Well, I don't think the bulls have been able to do anything other than sit around for the past 7 years to let dividends, retained eps, eps growth and all the fundamentals price us back into reality. It's been very boring work, with almost half of my returns in stocks like C coming from dividends. Looking forward, if C has the same corporate fundamentals for the next 4 to 5 years, their stock price should start going above the $60 high from 2000.

I think we're heading back to the sort of market we saw in the early 90's with declining interest rates and multiple expansion. The last cycle of FED easing in the 2001 did nothing since stock valuations were the problem. In fact, the market didn't really go up until the FED started raising rates. I guess that's why so many people have been so complacent about the 17 consecutive rate cuts that followed stock valuations UP from the bottom in 2003.

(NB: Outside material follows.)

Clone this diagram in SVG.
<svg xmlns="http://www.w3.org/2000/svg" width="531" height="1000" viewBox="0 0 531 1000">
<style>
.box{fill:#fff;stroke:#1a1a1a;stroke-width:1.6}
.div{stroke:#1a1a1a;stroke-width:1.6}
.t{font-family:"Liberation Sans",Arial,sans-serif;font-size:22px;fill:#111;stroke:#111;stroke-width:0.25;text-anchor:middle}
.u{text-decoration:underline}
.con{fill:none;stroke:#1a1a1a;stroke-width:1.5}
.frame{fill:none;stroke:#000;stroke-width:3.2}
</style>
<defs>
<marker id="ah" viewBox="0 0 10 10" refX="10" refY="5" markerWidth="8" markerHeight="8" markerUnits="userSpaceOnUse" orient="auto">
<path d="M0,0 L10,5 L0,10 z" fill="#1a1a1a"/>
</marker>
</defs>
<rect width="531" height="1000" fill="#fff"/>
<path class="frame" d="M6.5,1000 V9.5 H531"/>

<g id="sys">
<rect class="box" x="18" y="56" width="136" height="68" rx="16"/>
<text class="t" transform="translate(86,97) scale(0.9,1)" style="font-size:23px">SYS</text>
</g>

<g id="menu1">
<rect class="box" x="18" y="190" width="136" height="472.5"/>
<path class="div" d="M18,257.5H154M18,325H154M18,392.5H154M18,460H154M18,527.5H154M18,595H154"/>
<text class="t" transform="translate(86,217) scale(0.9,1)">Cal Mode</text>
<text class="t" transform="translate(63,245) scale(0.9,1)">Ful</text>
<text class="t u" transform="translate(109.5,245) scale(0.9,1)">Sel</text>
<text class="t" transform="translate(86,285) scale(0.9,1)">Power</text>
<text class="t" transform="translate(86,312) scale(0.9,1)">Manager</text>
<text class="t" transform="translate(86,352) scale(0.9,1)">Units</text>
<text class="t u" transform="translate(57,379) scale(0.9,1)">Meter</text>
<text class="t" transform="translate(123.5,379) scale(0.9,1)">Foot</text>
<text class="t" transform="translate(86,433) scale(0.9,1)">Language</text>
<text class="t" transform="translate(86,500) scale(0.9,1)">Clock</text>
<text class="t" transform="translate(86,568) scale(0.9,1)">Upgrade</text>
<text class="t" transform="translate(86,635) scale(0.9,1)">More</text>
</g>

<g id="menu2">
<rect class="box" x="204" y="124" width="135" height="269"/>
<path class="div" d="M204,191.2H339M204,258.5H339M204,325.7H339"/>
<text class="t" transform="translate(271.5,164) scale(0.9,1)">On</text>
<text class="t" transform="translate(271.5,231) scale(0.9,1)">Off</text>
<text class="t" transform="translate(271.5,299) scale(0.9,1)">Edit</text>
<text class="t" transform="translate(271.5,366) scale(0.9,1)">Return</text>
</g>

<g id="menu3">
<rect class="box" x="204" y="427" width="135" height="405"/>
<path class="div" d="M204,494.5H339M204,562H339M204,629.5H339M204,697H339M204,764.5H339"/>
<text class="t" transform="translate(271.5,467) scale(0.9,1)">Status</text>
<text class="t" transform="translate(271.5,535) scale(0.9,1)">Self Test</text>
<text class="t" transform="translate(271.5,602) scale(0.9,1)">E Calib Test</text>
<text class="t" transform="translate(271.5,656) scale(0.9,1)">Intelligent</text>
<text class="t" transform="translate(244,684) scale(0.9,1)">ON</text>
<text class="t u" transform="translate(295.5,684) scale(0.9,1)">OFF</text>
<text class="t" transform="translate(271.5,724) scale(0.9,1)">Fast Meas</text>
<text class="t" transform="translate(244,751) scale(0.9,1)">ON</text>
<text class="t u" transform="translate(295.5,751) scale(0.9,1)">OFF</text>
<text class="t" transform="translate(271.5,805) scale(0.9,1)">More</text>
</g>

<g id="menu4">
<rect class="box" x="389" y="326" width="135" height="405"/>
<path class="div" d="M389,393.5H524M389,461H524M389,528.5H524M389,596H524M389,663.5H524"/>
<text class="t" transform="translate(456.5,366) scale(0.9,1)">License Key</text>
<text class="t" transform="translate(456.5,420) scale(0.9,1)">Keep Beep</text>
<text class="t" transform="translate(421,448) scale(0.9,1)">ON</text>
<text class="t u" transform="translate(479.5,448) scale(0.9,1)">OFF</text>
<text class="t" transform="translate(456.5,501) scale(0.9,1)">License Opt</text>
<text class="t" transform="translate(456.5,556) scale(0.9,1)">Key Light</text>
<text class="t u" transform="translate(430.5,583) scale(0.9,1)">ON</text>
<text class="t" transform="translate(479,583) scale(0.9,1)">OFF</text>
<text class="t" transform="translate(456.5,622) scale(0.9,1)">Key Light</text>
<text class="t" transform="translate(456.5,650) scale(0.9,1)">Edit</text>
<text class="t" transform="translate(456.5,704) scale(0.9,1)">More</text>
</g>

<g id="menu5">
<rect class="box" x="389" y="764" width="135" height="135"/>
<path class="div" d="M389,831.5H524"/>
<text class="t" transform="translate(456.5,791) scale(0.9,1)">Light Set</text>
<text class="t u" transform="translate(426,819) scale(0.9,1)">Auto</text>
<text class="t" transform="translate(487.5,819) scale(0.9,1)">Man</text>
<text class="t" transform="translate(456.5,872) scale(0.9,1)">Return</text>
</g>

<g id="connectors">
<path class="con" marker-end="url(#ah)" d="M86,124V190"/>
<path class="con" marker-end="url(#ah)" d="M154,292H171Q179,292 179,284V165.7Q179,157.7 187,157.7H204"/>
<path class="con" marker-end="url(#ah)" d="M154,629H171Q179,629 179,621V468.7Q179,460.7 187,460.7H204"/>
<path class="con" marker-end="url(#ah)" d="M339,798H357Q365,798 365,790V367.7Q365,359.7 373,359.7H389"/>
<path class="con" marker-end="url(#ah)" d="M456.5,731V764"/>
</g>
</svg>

Now that interest rates are going back down to help the economy and not the market, I think the market will be able to do much better. It looks like a textbook example of where a "recession" is good for the economy by bringing down interest rates as inflation takes a break. After all, housing appreciation in a complete joke in most markets with poor demographics. I don't care how many homes are foreclosed, who is going to absorb the inventory in markets with negative population growth.

This market is long overdue for some incentive to put money away. I thought it was ironic that Bernanke talked about increasing savings and investment in this country during his speech in Germany. How is that possible with restrictive monetary policy? Now, we are finally exiting the era of the negative yield curve, which should provide an incentive to people buying bonds and other investments in this country. If lower rates lowers the dollar and helps the trade deficit, that shouldn't hurt too much either.

At the end of the day, the only place in the world to worry about inflation right now is China. Maybe they can cut back on huge trade surpluses to keep more goods at home. I really have no idea what to think about growing demand in China. Only the simple observation that they need to increase domestic supply.